There's an element of "what if?" to a lot of fundamental results. Carnot's work is based on "What if we had a perfectly reversible heat engine?" There is no such thing: The isothermal parts of the process have to happen infinitely slowly, and the adiabatic parts have to happen infinitely fast and yet without friction. Still, he got a hell of a result from it. I just wrote a paper on "What if we had an algorithm that could always solve such-and-such problem?" and used it to derive an upper limit on how quickly a certain task in optics can be accomplished.
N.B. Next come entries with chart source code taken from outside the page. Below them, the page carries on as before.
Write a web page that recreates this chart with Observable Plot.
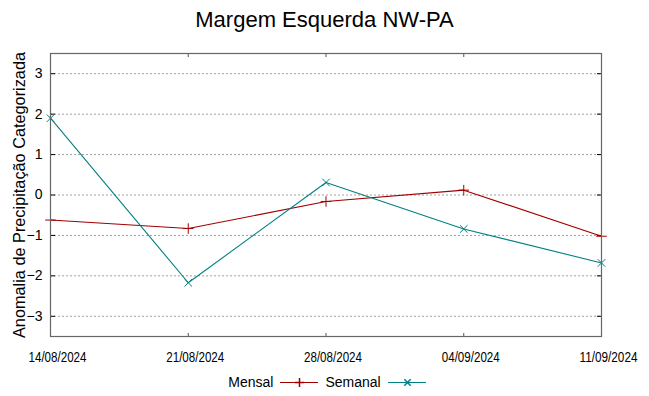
<!DOCTYPE html>
<html><head><meta charset="utf-8">
<script src="https://cdn.jsdelivr.net/npm/d3@7"></script>
<script src="https://cdn.jsdelivr.net/npm/@observablehq/plot@0.6"></script>
<style>
body{margin:0;background:#fff;font-family:"Liberation Sans",Arial,sans-serif;}
#wrap{width:649px;height:396px;position:relative;overflow:hidden;}
#title{height:40px;line-height:40px;text-align:center;font-size:22px;color:#000;}
#chart svg{display:block;}
#legend{position:absolute;top:372px;left:6px;width:649px;height:20px;display:flex;justify-content:center;align-items:center;font-size:14px;color:#000;}
#legend .item{display:flex;align-items:center;}
#legend svg{display:block;margin:0 7px;}
</style></head><body>
<div id="wrap"><div id="title"></div><div id="chart"></div><div id="legend"></div></div>
<script>
const title = "Margem Esquerda NW-PA";
const yLabel = "Anomalia de Precipitação Categorizada";
const dates = ["14/08/2024", "21/08/2024", "28/08/2024", "04/09/2024", "11/09/2024"];
const series = ["Mensal", "Semanal"];
const mensal = [-0.62, -0.83, -0.16, 0.12, -1.02];
const semanal = [1.9, -2.17, 0.31, -0.84, -1.68];
const yTicks = [-3, -2, -1, 0, 1, 2, 3];
const colors = ["#a00000", "#008080"];
const symbols = ["plus", "times"];

document.getElementById("title").textContent = title;
const parse = d3.utcParse("%d/%m/%Y");
const fmt = d3.utcFormat("%d/%m/%Y");
const xDates = dates.map(parse);
const values = [mensal, semanal];
const rows = series.flatMap((s, i) => dates.map((d, j) => ({series: s, date: parse(d), value: values[i][j]})));

const chart = Plot.plot({
  width: 649, height: 330,
  marginTop: 13, marginBottom: 34, marginLeft: 50, marginRight: 48,
  style: {fontFamily: "'Liberation Sans', Arial, sans-serif", fontSize: "14px", color: "#000", background: "#fff"},
  x: {type: "utc", domain: [xDates[0], xDates[xDates.length - 1]]},
  y: {domain: [-3.5, 3.5]},
  color: {domain: series, range: colors},
  symbol: {domain: series, range: symbols},
  marks: [
    Plot.gridY(yTicks, {stroke: "#a0a0a0", strokeOpacity: 1, strokeDasharray: "2,2"}),
    Plot.axisY(yTicks, {anchor: "left", tickSize: 0, tickPadding: 8, fontSize: 14, label: null}),
    Plot.text([yLabel], {frameAnchor: "left", rotate: -90, dx: -31, fontSize: 16.3, textAnchor: "middle", fill: "#000"}),
    Plot.axisY(yTicks, {anchor: "right", frameAnchor: "left", tickSize: 4, stroke: "#000", fill: "none", label: null}),
    Plot.axisY(yTicks, {anchor: "left", frameAnchor: "right", tickSize: 4, stroke: "#000", fill: "none", label: null}),
    Plot.axisX(xDates, {anchor: "bottom", tickSize: 0, tickPadding: 16, dx: 7, fontSize: 14, tickFormat: fmt, label: null}),
    Plot.axisX(xDates, {anchor: "top", frameAnchor: "bottom", tickSize: 4, stroke: "#555", fill: "none", label: null}),
    Plot.axisX(xDates, {anchor: "bottom", frameAnchor: "top", tickSize: 4, stroke: "#555", fill: "none", label: null}),
    Plot.line(rows, {x: "date", y: "value", z: "series", stroke: "series", strokeWidth: 1.1}),
    Plot.dot(rows, {x: "date", y: "value", symbol: "series", stroke: "series", r: 3.5, strokeWidth: 1}),
    Plot.frame({stroke: "#666", strokeWidth: 1.2})
  ]
});
document.getElementById("chart").appendChild(chart);
// condense x tick labels like the reference's narrow font
chart.querySelectorAll("text").forEach(t => {
  if (dates.includes(t.textContent.trim())) {
    t.setAttribute("textLength", "58");
    t.setAttribute("lengthAdjust", "spacingAndGlyphs");
  }
});

const legend = document.getElementById("legend");
series.forEach((s, i) => {
  const item = document.createElement("div");
  item.className = "item";
  const label = document.createElement("span");
  label.textContent = s;
  item.appendChild(label);
  const sw = Plot.plot({
    width: 38, height: 14, margin: 0,
    x: {domain: [0, 1], axis: null},
    y: {domain: [0, 1], axis: null},
    style: {background: "transparent"},
    marks: [
      Plot.ruleY([0.5], {stroke: colors[i], strokeWidth: 1.1}),
      Plot.dot([0.5], {x: d => d, y: 0.5, symbol: symbols[i], stroke: colors[i], r: 3})
    ]
  });
  item.appendChild(sw);
  legend.appendChild(item);
});
</script>
</body></html>
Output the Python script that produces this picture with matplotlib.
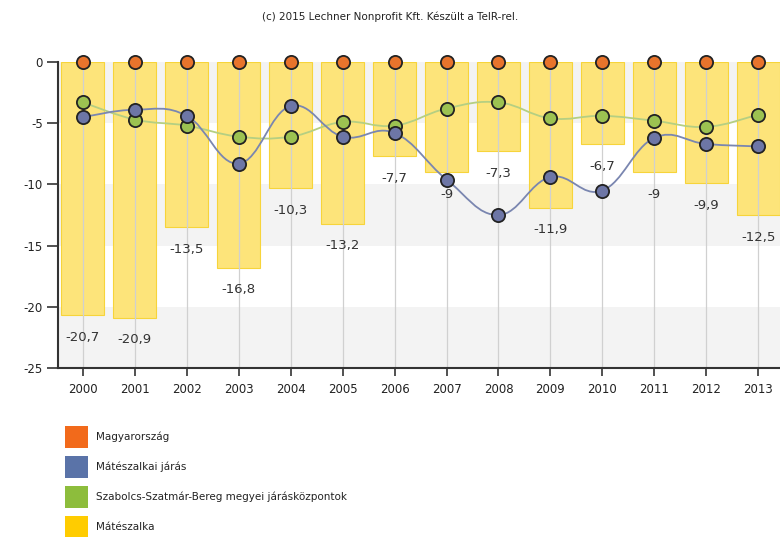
import matplotlib.pyplot as plt
from matplotlib.path import Path
from matplotlib.patches import PathPatch, Rectangle

years = [2000, 2001, 2002, 2003, 2004, 2005, 2006, 2007, 2008, 2009, 2010, 2011, 2012, 2013]
magyarorszag = [0, 0, 0, 0, 0, 0, 0, 0, 0, 0, 0, 0, 0, 0]
jaras = [-4.5, -3.9, -4.4, -8.3, -3.6, -6.1, -5.8, -9.6, -12.5, -9.4, -10.5, -6.2, -6.7, -6.9]
megyei = [-3.3, -4.7, -5.2, -6.1, -6.1, -4.9, -5.2, -3.8, -3.3, -4.6, -4.4, -4.8, -5.3, -4.3]
mateszalka = [-20.7, -20.9, -13.5, -16.8, -10.3, -13.2, -7.7, -9, -7.3, -11.9, -6.7, -9, -9.9, -12.5]

names = ["Magyarország", "Mátészalkai járás",
         "Szabolcs-Szatmár-Bereg megyei járásközpontok", "Mátészalka"]
legend_colors = ["#f26a1b", "#5a73a8", "#8dbd3c", "#ffcc00"]

plt.rcParams['font.family'] = ['DejaVu Sans']

fig = plt.figure(figsize=(7.8, 5.37), dpi=100)
ax = fig.add_axes([58 / 780, 1 - 368 / 537, 1 - 58 / 780, 306 / 537])

x = list(range(len(years)))
ax.set_xlim(-0.48, 13.42)
ax.set_ylim(-25, 0)

# alternating background bands
for i, lo in enumerate(range(0, -25, -5)):
    if i % 2 == 0:
        ax.axhspan(lo - 5, lo, color="#f3f3f3", zorder=0, lw=0)

# bars
ax.bar(x, mateszalka, width=0.83, color="#fde47a", edgecolor="#f7d43a",
       linewidth=0.8, zorder=1)

# vertical grid
for xi in x:
    ax.axvline(xi, color="#d0d0d0", lw=0.9, zorder=2)

# bar value labels
for xi, v in zip(x, mateszalka):
    lab = ("%g" % v).replace(".", ",")
    ax.annotate(lab, (xi, v), xytext=(0, -22), textcoords="offset pixels",
                ha="center", va="center", fontsize=9.5, color="#333333", zorder=5)


def smooth(xs, ys, t=0.2):
    verts = [(xs[0], ys[0])]
    codes = [Path.MOVETO]
    n = len(xs)
    for i in range(n - 1):
        x0, y0 = (xs[i - 1], ys[i - 1]) if i > 0 else (xs[i], ys[i])
        x1, y1 = xs[i], ys[i]
        x2, y2 = xs[i + 1], ys[i + 1]
        x3, y3 = (xs[i + 2], ys[i + 2]) if i + 2 < n else (x2, y2)
        c1 = (x1 + (x2 - x0) * t, y1 + (y2 - y0) * t)
        c2 = (x2 - (x3 - x1) * t, y2 - (y3 - y1) * t)
        verts += [c1, c2, (x2, y2)]
        codes += [Path.CURVE4] * 3
    return Path(verts, codes)


ax.add_patch(PathPatch(smooth(x, megyei), fill=False, edgecolor="#b5cf82", lw=1.3, zorder=3))
ax.add_patch(PathPatch(smooth(x, jaras), fill=False, edgecolor="#7a86b0", lw=1.3, zorder=3))

ax.plot(x, megyei, "o", ms=9.5, mfc="#9cc251", mec="#222222", mew=1.3, zorder=4, clip_on=False)
ax.plot(x, jaras, "o", ms=9.5, mfc="#6d76a6", mec="#222222", mew=1.3, zorder=4, clip_on=False)
ax.plot(x, magyarorszag, "o", ms=9.5, mfc="#e8742c", mec="#222222", mew=1.3, zorder=6, clip_on=False)

ax.set_yticks([0, -5, -10, -15, -20, -25])
ax.set_yticklabels(["0", "-5", "-10", "-15", "-20", "-25"])
ax.set_xticks(x)
ax.set_xticklabels([str(y) for y in years])
ax.tick_params(axis="y", length=8, width=1.2, color="#333333", labelsize=8.5,
               labelcolor="#222222", pad=3)
ax.tick_params(axis="x", length=6, width=1.2, color="#333333", labelsize=8.5,
               labelcolor="#222222", pad=5)

for s in ["top", "right"]:
    ax.spines[s].set_visible(False)
for s in ["left", "bottom"]:
    ax.spines[s].set_color("#333333")
    ax.spines[s].set_linewidth(1.5)

fig.text(0.5, 1 - 17 / 537, "(c) 2015 Lechner Nonprofit Kft. Készült a TeIR-rel.",
         ha="center", va="center", fontsize=7.5, color="#222222")

# legend
for i, (name, c) in enumerate(zip(names, legend_colors)):
    yc = 437 + 30 * i
    fig.add_artist(Rectangle((65 / 780, 1 - (yc + 11) / 537), 23 / 780, 22 / 537,
                             transform=fig.transFigure, color=c, lw=0))
    fig.text(96 / 780, 1 - yc / 537, name, ha="left", va="center",
             fontsize=7.5, color="#222222")

fig.savefig("out.png", dpi=100)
Of course, there is no algorithm that can always solve the problem I'm interested in, but there are some that can solve it in a wide enough range of cases to make it worth asking what the limit is.

Yeah, the paper that's ticking you off is well outside that realm, but the point is that "what if?" isn't inherently useless.

Come to think of it, quantum computation began with people saying "What if we could actually manipulate individual 2-level systems with a degree of control not yet achieved experimentally, maintaining quantum coherence throughout the process?" (Or at least not achieved at the time.)

>>The answer turns out to include "a negative energy density," which is impossible,

Isn't this in face NOT impossible if the whole "dark energy" business pans out? Doesn't the cosmological constant basically amount to a negative energy density in space?

I'm not saying you can scoop up a bunch of 'dark energy' and use it to prop your wormhole open as a PRACTICAL matter, but I don't think the very idea is necessarily nonsense.